STATED TASK: Copy the lines of the data below exactly, starting at the first and stopping after the line that contains "plt.rcParams['font.family'] = ['Liberation"; include no pictures.

INPUT RECORDS:

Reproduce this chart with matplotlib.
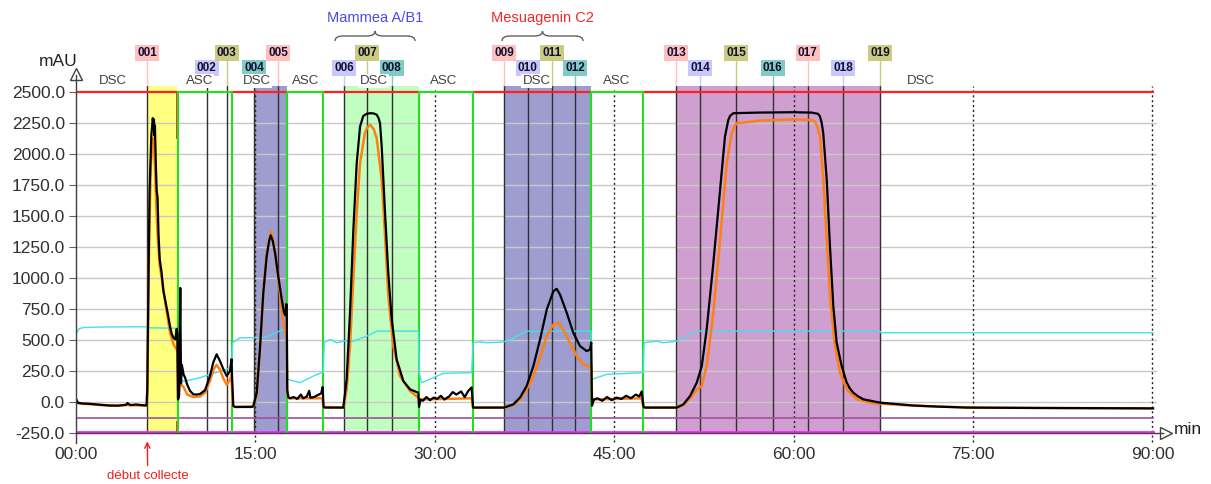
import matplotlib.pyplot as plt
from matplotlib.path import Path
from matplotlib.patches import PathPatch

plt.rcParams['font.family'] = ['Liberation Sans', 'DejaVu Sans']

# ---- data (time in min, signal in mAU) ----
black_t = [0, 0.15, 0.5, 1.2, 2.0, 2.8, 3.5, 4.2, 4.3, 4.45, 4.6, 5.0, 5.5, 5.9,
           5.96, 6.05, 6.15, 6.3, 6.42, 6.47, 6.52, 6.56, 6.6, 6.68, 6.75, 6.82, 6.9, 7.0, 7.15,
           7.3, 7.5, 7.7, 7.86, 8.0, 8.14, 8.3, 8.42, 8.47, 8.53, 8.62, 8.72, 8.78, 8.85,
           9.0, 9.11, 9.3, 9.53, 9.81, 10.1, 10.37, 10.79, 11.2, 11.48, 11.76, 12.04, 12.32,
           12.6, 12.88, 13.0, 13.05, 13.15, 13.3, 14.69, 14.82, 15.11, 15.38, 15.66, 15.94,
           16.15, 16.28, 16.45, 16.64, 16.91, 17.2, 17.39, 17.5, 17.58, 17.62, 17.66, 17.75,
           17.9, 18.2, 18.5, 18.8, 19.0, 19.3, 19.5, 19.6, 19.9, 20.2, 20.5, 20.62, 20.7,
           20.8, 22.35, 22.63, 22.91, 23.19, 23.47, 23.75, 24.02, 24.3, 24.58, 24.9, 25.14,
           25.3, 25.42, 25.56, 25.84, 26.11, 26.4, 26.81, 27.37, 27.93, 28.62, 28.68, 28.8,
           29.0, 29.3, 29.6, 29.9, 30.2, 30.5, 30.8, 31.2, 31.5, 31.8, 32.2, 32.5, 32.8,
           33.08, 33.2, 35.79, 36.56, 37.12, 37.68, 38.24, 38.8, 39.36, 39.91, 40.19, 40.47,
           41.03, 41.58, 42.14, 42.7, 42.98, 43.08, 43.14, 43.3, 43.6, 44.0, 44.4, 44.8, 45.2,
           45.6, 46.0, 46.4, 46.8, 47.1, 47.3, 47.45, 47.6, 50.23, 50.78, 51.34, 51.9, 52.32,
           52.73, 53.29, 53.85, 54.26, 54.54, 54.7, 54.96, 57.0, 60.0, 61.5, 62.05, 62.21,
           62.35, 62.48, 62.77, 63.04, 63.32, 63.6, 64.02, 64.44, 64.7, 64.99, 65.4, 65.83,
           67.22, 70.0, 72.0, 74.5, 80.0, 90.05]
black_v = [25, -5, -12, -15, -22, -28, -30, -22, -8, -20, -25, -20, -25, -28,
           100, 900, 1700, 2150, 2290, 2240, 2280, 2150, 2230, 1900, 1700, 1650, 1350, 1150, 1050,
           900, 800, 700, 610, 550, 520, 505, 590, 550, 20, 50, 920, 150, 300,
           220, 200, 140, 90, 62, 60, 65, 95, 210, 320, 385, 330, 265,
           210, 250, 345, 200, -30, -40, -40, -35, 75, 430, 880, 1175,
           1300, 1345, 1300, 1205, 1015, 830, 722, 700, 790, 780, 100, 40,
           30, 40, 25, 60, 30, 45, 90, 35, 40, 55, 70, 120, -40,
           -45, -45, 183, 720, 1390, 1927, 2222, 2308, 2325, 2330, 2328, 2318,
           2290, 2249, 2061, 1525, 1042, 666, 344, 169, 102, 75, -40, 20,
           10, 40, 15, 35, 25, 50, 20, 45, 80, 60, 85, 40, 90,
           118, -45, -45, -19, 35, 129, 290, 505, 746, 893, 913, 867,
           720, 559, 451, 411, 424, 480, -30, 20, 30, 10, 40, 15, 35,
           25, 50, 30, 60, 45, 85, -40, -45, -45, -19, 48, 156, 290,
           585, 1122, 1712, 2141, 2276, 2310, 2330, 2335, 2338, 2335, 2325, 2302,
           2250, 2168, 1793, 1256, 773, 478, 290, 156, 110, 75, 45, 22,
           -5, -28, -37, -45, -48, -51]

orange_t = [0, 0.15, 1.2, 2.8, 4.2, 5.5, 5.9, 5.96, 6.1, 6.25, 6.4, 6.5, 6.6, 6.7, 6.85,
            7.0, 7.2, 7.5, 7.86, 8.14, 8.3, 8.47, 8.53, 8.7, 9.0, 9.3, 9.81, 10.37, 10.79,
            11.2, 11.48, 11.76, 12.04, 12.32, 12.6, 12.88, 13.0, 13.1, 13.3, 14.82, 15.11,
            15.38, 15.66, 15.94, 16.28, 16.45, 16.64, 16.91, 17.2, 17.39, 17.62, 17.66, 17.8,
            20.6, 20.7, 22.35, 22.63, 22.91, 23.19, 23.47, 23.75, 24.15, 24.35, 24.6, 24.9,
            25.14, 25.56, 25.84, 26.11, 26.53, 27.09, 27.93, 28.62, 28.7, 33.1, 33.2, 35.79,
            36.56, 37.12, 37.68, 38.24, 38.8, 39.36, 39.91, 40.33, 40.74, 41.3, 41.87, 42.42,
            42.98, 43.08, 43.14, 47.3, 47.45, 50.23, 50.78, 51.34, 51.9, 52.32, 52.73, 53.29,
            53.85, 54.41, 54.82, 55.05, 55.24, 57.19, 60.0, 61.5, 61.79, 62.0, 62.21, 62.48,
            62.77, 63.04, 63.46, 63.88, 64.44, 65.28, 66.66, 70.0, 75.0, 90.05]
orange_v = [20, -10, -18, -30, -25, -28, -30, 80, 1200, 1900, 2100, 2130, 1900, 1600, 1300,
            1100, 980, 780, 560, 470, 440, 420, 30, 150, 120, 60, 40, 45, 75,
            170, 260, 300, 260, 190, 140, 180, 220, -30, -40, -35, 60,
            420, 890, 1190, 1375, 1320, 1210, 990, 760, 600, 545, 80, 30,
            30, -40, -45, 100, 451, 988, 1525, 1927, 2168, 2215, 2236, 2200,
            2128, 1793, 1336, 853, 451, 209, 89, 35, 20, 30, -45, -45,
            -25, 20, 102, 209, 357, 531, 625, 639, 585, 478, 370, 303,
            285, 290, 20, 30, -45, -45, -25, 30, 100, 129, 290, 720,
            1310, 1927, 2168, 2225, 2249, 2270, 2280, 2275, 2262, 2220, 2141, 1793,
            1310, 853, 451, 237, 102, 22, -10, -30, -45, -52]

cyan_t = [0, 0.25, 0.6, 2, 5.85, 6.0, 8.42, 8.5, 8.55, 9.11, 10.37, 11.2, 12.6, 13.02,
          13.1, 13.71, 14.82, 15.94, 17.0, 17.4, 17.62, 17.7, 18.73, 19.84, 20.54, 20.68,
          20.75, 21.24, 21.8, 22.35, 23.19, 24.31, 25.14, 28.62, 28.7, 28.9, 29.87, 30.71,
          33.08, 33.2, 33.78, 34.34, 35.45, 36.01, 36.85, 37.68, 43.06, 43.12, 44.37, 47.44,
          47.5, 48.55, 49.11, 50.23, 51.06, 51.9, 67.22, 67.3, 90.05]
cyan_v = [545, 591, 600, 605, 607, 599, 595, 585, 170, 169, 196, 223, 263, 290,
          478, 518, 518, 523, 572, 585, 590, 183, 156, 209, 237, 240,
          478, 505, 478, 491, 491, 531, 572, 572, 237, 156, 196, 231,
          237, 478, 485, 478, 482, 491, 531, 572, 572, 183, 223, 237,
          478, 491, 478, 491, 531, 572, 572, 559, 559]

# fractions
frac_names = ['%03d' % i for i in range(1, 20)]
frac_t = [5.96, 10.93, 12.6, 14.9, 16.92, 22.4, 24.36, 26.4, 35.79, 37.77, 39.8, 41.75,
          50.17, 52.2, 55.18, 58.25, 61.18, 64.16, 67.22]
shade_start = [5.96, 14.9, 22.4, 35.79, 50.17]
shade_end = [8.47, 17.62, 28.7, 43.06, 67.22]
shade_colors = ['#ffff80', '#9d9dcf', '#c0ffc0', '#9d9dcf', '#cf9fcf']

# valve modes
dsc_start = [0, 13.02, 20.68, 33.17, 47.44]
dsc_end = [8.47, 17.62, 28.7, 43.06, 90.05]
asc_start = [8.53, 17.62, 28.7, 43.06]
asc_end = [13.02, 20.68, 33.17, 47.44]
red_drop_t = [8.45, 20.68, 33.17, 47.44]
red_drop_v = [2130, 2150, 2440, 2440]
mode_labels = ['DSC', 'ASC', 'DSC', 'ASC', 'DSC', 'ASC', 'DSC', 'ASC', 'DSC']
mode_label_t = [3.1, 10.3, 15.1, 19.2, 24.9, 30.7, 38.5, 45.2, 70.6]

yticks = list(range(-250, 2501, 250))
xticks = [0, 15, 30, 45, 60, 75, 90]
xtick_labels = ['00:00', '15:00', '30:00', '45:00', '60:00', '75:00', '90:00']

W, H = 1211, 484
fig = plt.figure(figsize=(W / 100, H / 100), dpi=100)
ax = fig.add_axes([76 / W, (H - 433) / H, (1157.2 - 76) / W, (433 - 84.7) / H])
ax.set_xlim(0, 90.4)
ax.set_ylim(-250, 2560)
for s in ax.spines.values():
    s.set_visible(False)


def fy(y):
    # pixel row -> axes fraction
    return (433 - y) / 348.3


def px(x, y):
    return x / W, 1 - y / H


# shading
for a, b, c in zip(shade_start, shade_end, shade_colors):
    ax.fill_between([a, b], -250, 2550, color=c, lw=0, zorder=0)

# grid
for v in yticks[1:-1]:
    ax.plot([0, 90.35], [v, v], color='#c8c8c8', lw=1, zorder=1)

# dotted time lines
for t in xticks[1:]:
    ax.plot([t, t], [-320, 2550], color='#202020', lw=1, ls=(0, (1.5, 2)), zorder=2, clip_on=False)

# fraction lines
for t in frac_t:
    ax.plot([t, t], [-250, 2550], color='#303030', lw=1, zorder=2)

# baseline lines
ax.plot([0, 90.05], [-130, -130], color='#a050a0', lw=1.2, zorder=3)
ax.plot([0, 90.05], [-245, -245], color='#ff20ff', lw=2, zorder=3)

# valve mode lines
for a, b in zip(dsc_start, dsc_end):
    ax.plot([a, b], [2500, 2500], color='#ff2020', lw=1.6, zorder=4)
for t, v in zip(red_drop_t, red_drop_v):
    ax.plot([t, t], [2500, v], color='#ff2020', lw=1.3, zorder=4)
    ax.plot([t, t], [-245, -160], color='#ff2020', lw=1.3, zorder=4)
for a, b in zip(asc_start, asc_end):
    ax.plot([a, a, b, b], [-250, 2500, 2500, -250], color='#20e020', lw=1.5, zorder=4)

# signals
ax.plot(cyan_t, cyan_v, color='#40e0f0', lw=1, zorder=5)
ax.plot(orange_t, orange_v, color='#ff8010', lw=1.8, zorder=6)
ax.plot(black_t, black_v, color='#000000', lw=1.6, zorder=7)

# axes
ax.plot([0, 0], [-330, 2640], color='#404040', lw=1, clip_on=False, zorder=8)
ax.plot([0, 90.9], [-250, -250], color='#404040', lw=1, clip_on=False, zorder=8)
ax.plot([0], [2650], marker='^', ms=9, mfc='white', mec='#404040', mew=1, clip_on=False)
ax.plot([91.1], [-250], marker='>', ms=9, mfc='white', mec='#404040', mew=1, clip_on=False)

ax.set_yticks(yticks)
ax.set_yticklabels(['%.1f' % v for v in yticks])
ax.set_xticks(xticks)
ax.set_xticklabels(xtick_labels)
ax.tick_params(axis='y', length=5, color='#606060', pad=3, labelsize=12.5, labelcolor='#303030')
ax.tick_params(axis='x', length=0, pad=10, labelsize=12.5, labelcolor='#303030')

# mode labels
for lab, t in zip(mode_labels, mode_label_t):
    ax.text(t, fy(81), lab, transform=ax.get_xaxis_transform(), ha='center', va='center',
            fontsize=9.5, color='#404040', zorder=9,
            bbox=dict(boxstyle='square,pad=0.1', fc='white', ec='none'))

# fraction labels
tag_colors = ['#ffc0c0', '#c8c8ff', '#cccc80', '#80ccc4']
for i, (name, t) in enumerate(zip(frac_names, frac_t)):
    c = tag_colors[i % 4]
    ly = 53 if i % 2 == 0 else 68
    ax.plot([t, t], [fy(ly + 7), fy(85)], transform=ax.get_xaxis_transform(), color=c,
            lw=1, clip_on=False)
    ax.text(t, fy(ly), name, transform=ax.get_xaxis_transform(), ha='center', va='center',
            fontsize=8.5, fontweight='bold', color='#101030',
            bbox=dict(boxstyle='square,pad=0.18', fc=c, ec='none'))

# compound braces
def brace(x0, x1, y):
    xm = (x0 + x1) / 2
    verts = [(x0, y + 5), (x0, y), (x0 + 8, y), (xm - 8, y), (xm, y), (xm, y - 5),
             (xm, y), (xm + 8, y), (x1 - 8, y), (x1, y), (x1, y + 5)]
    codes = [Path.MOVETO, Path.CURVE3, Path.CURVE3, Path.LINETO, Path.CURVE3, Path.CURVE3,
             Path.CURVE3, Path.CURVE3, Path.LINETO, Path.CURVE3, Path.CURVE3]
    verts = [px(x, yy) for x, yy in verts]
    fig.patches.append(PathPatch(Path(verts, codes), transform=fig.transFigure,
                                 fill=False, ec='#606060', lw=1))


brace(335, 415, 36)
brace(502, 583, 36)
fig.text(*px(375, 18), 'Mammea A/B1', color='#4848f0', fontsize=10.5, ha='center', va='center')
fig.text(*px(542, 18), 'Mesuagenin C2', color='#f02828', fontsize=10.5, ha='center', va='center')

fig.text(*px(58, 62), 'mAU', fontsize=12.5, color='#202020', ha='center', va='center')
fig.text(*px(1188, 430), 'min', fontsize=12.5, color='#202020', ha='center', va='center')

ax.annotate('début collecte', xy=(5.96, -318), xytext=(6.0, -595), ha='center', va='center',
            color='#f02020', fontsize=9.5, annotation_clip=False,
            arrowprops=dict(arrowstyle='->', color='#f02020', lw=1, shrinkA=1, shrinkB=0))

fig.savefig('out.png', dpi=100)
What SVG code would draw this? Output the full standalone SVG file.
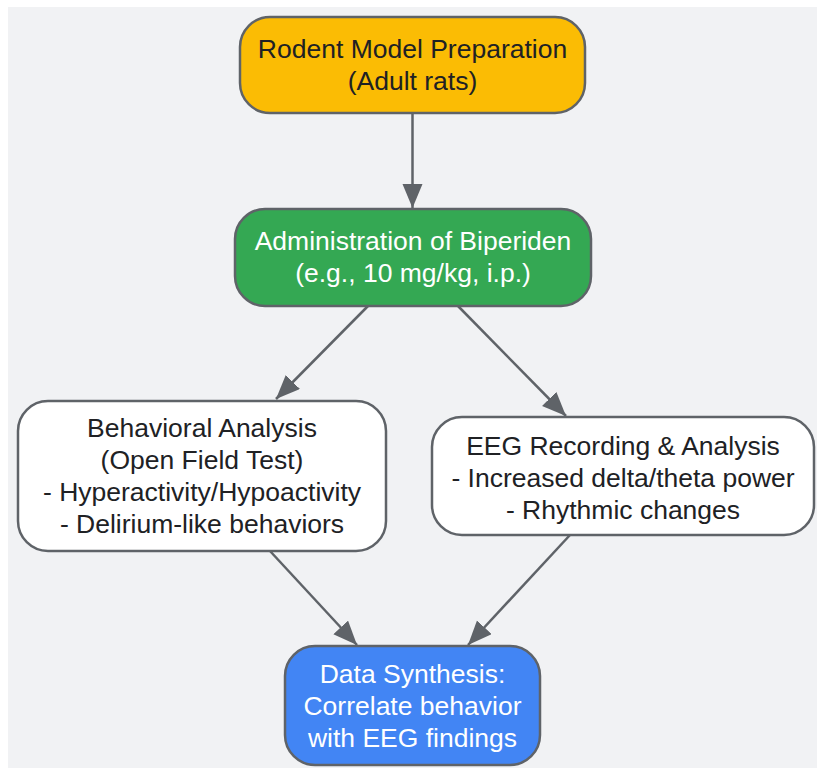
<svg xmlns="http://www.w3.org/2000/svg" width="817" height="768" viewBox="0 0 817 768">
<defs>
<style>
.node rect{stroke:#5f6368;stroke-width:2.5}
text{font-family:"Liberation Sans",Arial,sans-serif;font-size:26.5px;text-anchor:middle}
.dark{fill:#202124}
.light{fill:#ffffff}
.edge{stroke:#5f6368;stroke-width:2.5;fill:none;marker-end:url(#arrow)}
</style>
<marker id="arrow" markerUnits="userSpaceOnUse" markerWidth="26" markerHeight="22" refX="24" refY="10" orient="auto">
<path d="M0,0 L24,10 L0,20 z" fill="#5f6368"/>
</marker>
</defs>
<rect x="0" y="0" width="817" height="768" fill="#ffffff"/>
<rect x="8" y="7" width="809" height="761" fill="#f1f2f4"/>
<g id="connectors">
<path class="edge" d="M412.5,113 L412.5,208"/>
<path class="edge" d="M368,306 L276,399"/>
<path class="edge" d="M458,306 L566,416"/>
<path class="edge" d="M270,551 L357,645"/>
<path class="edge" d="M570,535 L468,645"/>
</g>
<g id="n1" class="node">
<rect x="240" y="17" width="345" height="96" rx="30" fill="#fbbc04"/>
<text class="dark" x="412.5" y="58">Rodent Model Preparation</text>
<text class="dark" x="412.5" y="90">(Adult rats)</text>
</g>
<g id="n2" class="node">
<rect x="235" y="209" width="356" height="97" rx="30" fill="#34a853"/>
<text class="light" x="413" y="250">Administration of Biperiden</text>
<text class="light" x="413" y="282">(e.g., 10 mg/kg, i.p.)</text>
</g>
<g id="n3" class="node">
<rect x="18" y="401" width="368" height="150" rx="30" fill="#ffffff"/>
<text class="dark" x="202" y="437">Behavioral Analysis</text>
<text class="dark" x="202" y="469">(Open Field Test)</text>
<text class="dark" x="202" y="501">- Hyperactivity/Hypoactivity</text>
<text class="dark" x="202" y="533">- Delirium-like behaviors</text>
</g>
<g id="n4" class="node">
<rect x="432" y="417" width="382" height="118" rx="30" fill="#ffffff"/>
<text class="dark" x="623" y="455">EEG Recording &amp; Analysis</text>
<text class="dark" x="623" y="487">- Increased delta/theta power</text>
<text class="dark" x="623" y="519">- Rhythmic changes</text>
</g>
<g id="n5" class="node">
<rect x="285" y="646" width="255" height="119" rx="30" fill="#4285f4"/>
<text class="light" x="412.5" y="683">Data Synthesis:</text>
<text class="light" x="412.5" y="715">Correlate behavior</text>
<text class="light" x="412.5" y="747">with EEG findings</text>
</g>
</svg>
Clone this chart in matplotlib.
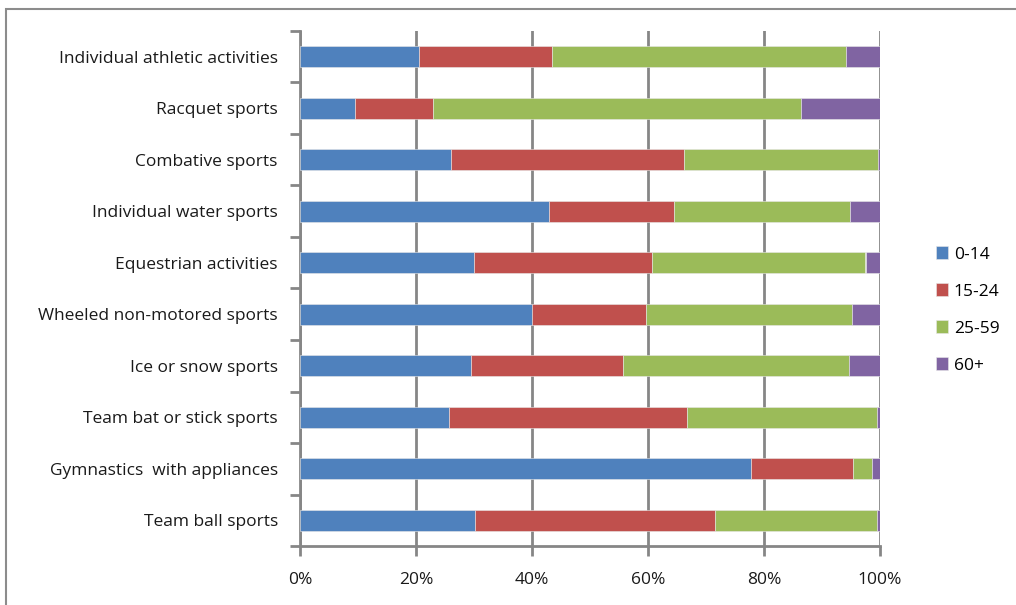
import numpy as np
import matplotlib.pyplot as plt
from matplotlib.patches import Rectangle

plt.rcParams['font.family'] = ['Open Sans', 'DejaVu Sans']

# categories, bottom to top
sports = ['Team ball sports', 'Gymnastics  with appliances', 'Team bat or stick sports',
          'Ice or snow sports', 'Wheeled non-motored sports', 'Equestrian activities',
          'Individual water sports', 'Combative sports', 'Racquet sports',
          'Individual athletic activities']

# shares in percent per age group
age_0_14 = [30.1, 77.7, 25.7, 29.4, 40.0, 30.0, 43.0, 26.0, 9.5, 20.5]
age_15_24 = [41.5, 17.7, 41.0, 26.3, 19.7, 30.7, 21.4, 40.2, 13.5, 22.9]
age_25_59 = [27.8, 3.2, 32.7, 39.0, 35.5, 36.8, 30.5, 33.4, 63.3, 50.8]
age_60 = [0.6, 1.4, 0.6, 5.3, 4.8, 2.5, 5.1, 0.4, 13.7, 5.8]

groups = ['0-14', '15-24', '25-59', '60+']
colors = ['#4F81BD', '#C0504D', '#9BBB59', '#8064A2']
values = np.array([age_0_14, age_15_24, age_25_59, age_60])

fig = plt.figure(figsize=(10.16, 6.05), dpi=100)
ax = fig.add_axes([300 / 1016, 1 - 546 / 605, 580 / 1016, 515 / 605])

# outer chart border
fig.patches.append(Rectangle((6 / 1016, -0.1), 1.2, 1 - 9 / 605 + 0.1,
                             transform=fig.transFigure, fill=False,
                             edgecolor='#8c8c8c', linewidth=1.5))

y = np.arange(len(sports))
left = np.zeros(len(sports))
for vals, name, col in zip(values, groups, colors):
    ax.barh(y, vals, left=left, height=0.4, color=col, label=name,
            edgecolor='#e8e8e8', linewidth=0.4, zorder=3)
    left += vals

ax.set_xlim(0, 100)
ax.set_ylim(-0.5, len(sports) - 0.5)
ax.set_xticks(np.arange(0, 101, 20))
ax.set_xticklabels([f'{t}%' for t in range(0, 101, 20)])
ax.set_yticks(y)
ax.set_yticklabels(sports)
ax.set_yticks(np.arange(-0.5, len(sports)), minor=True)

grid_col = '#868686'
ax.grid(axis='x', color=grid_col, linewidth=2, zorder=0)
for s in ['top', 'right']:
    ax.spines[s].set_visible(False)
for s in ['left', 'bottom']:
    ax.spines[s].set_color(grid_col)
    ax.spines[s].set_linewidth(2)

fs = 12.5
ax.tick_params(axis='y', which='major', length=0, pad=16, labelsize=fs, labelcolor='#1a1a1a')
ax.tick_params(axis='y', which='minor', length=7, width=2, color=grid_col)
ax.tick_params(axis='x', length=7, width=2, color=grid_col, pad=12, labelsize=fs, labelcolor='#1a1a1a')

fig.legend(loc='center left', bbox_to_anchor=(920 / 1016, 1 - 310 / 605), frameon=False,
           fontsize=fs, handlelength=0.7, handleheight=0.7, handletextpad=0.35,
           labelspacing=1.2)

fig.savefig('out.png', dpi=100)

SOLUTION FOR THIS EXERCISE:
Reproduce this chart with matplotlib.
import matplotlib.pyplot as plt
from matplotlib.path import Path
from matplotlib.patches import PathPatch

plt.rcParams['font.family'] = ['Liberation Sans', 'DejaVu Sans']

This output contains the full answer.